**THE TASK**
Exclude images, then output the remaining data verbatim.

**RECORDED INFORMATION**

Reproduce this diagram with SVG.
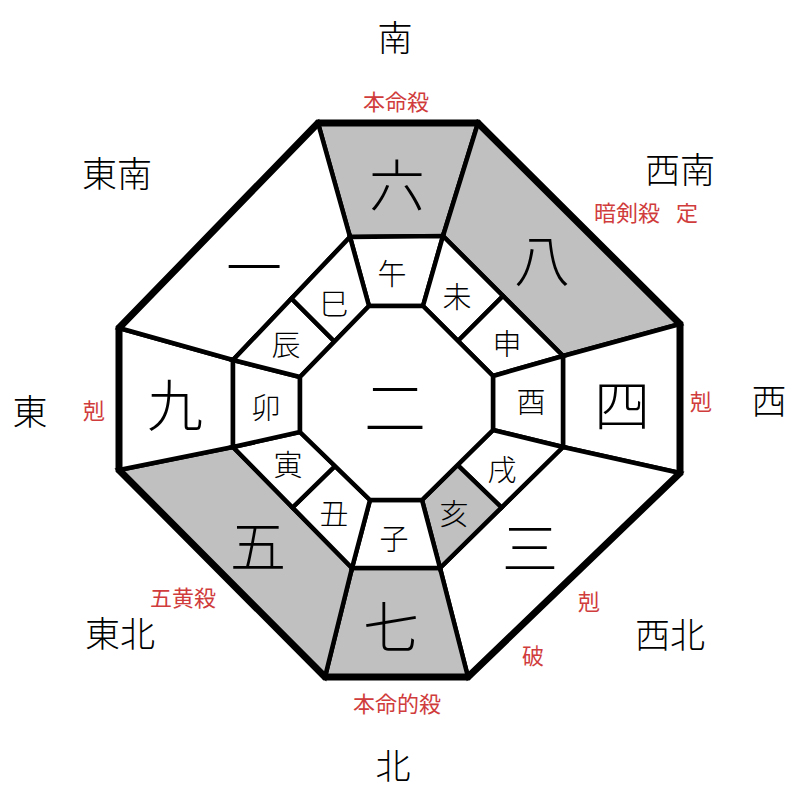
<svg xmlns="http://www.w3.org/2000/svg" width="800" height="800" viewBox="0 0 800 800">
<style>
.cell{stroke:#000;stroke-width:4.5;stroke-linejoin:miter;fill:#fff}
.g{fill:#c0c0c0}
.outer{fill:none;stroke:#000;stroke-width:7;stroke-linejoin:miter}
text{font-family:"Noto Sans CJK JP","Noto Sans CJK SC",sans-serif;text-anchor:middle;dominant-baseline:central}
.num{font-size:56px;font-weight:300;fill:#000}
.br{font-size:29px;font-weight:300;fill:#000}
.dir{font-size:35px;font-weight:300;fill:#000}
.red{font-size:22px;fill:#d03c3c}
</style>
<rect width="800" height="800" fill="#fff"/>
<g id="sectors">
<g id="s-6"><polygon class="cell g" points="318,123 478,123 443,236 350,237"/><text class="num" x="397" y="181">六</text></g>
<g id="s-8"><polygon class="cell g" points="478,123 680,324 563,356 443,236"/><text class="num" x="542" y="256">八</text></g>
<g id="s-4"><polygon class="cell" points="680,324 680,473 563,447 563,356"/><text class="num" x="622" y="401">四</text></g>
<g id="s-3"><polygon class="cell" points="680,473 468,677 440,568 563,447"/><text class="num" x="530" y="544">三</text></g>
<g id="s-7"><polygon class="cell g" points="468,677 325,677 352,568 440,568"/><text class="num" x="391" y="623">七</text></g>
<g id="s-5"><polygon class="cell g" points="325,677 119,470 233,447 352,568"/><text class="num" x="258" y="542">五</text></g>
<g id="s-9"><polygon class="cell" points="119,470 119,328 233,360 233,447"/><text class="num" x="175" y="401">九</text></g>
<g id="s-1"><polygon class="cell" points="119,328 318,123 350,237 233,360"/><text class="num" x="254" y="263">一</text></g>
</g>
<g id="branches">
<g id="b-uma"><polygon class="cell" points="350,237 443,236 423,306 369,306"/><text class="br" x="392" y="272">午</text></g>
<g id="b-hitsuji"><polygon class="cell" points="443,236 503,296 458,341 423,306"/><text class="br" x="457" y="295">未</text></g>
<g id="b-saru"><polygon class="cell" points="503,296 563,356 493,376 458,341"/><text class="br" x="507" y="342">申</text></g>
<g id="b-tori"><polygon class="cell" points="563,356 563,447 493,430 493,376"/><text class="br" x="531" y="400">酉</text></g>
<g id="b-inu"><polygon class="cell" points="563,447 501.5,507.5 457.5,465 493,430"/><text class="br" x="502" y="468">戌</text></g>
<g id="b-i"><polygon class="cell g" points="501.5,507.5 440,568 422,500 457.5,465"/><text class="br" x="454" y="512">亥</text></g>
<g id="b-ne"><polygon class="cell" points="440,568 352,568 370,500 422,500"/><text class="br" x="394" y="537">子</text></g>
<g id="b-ushi"><polygon class="cell" points="352,568 292.5,507.5 335,466 370,500"/><text class="br" x="334" y="512">丑</text></g>
<g id="b-tora"><polygon class="cell" points="292.5,507.5 233,447 300,432 335,466"/><text class="br" x="288" y="463">寅</text></g>
<g id="b-u"><polygon class="cell" points="233,447 233,360 300,377 300,432"/><text class="br" x="266" y="406">卯</text></g>
<g id="b-tatsu"><polygon class="cell" points="233,360 291.5,298.5 334.5,341.5 300,377"/><text class="br" x="286" y="343">辰</text></g>
<g id="b-mi"><polygon class="cell" points="291.5,298.5 350,237 369,306 334.5,341.5"/><text class="br" x="334" y="302">巳</text></g>
</g>
<g id="center"><polygon class="cell" points="369,306 423,306 493,376 493,430 422,500 370,500 300,432 300,377"/><text x="395" y="404" style="font-size:62px;font-weight:300">二</text></g>
<g id="connectors"><polygon class="outer" points="318,123 478,123 680,324 680,473 468,677 325,677 119,470 119,328"/></g>
<g id="directions">
<text class="dir" x="395" y="35">南</text>
<text class="dir" x="117" y="171">東南</text>
<text class="dir" x="680" y="167">西南</text>
<text class="dir" x="30" y="409">東</text>
<text class="dir" x="769" y="398">西</text>
<text class="dir" x="120" y="631">東北</text>
<text class="dir" x="670" y="632">西北</text>
<text class="dir" x="393" y="763">北</text>
</g>
<g id="marks">
<text class="red" x="396" y="100">本命殺</text>
<text class="red" x="627" y="211">暗剣殺</text>
<text class="red" x="687" y="211">定</text>
<text class="red" x="94" y="409">剋</text>
<text class="red" x="701" y="400">剋</text>
<text class="red" x="183" y="596">五黄殺</text>
<text class="red" x="589" y="600">剋</text>
<text class="red" x="533" y="654">破</text>
<text class="red" x="397" y="702">本命的殺</text>
</g>
</svg>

**TASK SOLUTION**
Reproduce this diagram with SVG.
<svg xmlns="http://www.w3.org/2000/svg" width="800" height="800" viewBox="0 0 800 800">
<style>
.cell{stroke:#000;stroke-width:4.5;stroke-linejoin:miter;fill:#fff}
.g{fill:#c0c0c0}
.outer{fill:none;stroke:#000;stroke-width:7;stroke-linejoin:miter}
text{font-family:"Noto Sans CJK JP","Noto Sans CJK SC",sans-serif;text-anchor:middle;dominant-baseline:central}
.num{font-size:56px;font-weight:300;fill:#000}
.br{font-size:29px;font-weight:300;fill:#000}
.dir{font-size:35px;font-weight:300;fill:#000}
.red{font-size:22px;fill:#d03c3c}
</style>
<rect width="800" height="800" fill="#fff"/>
<g id="sectors">
<g id="s-6"><polygon class="cell g" points="318,123 478,123 443,236 350,237"/><text class="num" x="397" y="181">六</text></g>
<g id="s-8"><polygon class="cell g" points="478,123 680,324 563,356 443,236"/><text class="num" x="542" y="256">八</text></g>
<g id="s-4"><polygon class="cell" points="680,324 680,473 563,447 563,356"/><text class="num" x="622" y="401">四</text></g>
<g id="s-3"><polygon class="cell" points="680,473 468,677 440,568 563,447"/><text class="num" x="530" y="544">三</text></g>
<g id="s-7"><polygon class="cell g" points="468,677 325,677 352,568 440,568"/><text class="num" x="391" y="623">七</text></g>
<g id="s-5"><polygon class="cell g" points="325,677 119,470 233,447 352,568"/><text class="num" x="258" y="542">五</text></g>
<g id="s-9"><polygon class="cell" points="119,470 119,328 233,360 233,447"/><text class="num" x="175" y="401">九</text></g>
<g id="s-1"><polygon class="cell" points="119,328 318,123 350,237 233,360"/><text class="num" x="254" y="263">一</text></g>
</g>
<g id="branches">
<g id="b-uma"><polygon class="cell" points="350,237 443,236 423,306 369,306"/><text class="br" x="392" y="272">午</text></g>
<g id="b-hitsuji"><polygon class="cell" points="443,236 503,296 458,341 423,306"/><text class="br" x="457" y="295">未</text></g>
<g id="b-saru"><polygon class="cell" points="503,296 563,356 493,376 458,341"/><text class="br" x="507" y="342">申</text></g>
<g id="b-tori"><polygon class="cell" points="563,356 563,447 493,430 493,376"/><text class="br" x="531" y="400">酉</text></g>
<g id="b-inu"><polygon class="cell" points="563,447 501.5,507.5 457.5,465 493,430"/><text class="br" x="502" y="468">戌</text></g>
<g id="b-i"><polygon class="cell g" points="501.5,507.5 440,568 422,500 457.5,465"/><text class="br" x="454" y="512">亥</text></g>
<g id="b-ne"><polygon class="cell" points="440,568 352,568 370,500 422,500"/><text class="br" x="394" y="537">子</text></g>
<g id="b-ushi"><polygon class="cell" points="352,568 292.5,507.5 335,466 370,500"/><text class="br" x="334" y="512">丑</text></g>
<g id="b-tora"><polygon class="cell" points="292.5,507.5 233,447 300,432 335,466"/><text class="br" x="288" y="463">寅</text></g>
<g id="b-u"><polygon class="cell" points="233,447 233,360 300,377 300,432"/><text class="br" x="266" y="406">卯</text></g>
<g id="b-tatsu"><polygon class="cell" points="233,360 291.5,298.5 334.5,341.5 300,377"/><text class="br" x="286" y="343">辰</text></g>
<g id="b-mi"><polygon class="cell" points="291.5,298.5 350,237 369,306 334.5,341.5"/><text class="br" x="334" y="302">巳</text></g>
</g>
<g id="center"><polygon class="cell" points="369,306 423,306 493,376 493,430 422,500 370,500 300,432 300,377"/><text x="395" y="404" style="font-size:62px;font-weight:300">二</text></g>
<g id="connectors"><polygon class="outer" points="318,123 478,123 680,324 680,473 468,677 325,677 119,470 119,328"/></g>
<g id="directions">
<text class="dir" x="395" y="35">南</text>
<text class="dir" x="117" y="171">東南</text>
<text class="dir" x="680" y="167">西南</text>
<text class="dir" x="30" y="409">東</text>
<text class="dir" x="769" y="398">西</text>
<text class="dir" x="120" y="631">東北</text>
<text class="dir" x="670" y="632">西北</text>
<text class="dir" x="393" y="763">北</text>
</g>
<g id="marks">
<text class="red" x="396" y="100">本命殺</text>
<text class="red" x="627" y="211">暗剣殺</text>
<text class="red" x="687" y="211">定</text>
<text class="red" x="94" y="409">剋</text>
<text class="red" x="701" y="400">剋</text>
<text class="red" x="183" y="596">五黄殺</text>
<text class="red" x="589" y="600">剋</text>
<text class="red" x="533" y="654">破</text>
<text class="red" x="397" y="702">本命的殺</text>
</g>
</svg>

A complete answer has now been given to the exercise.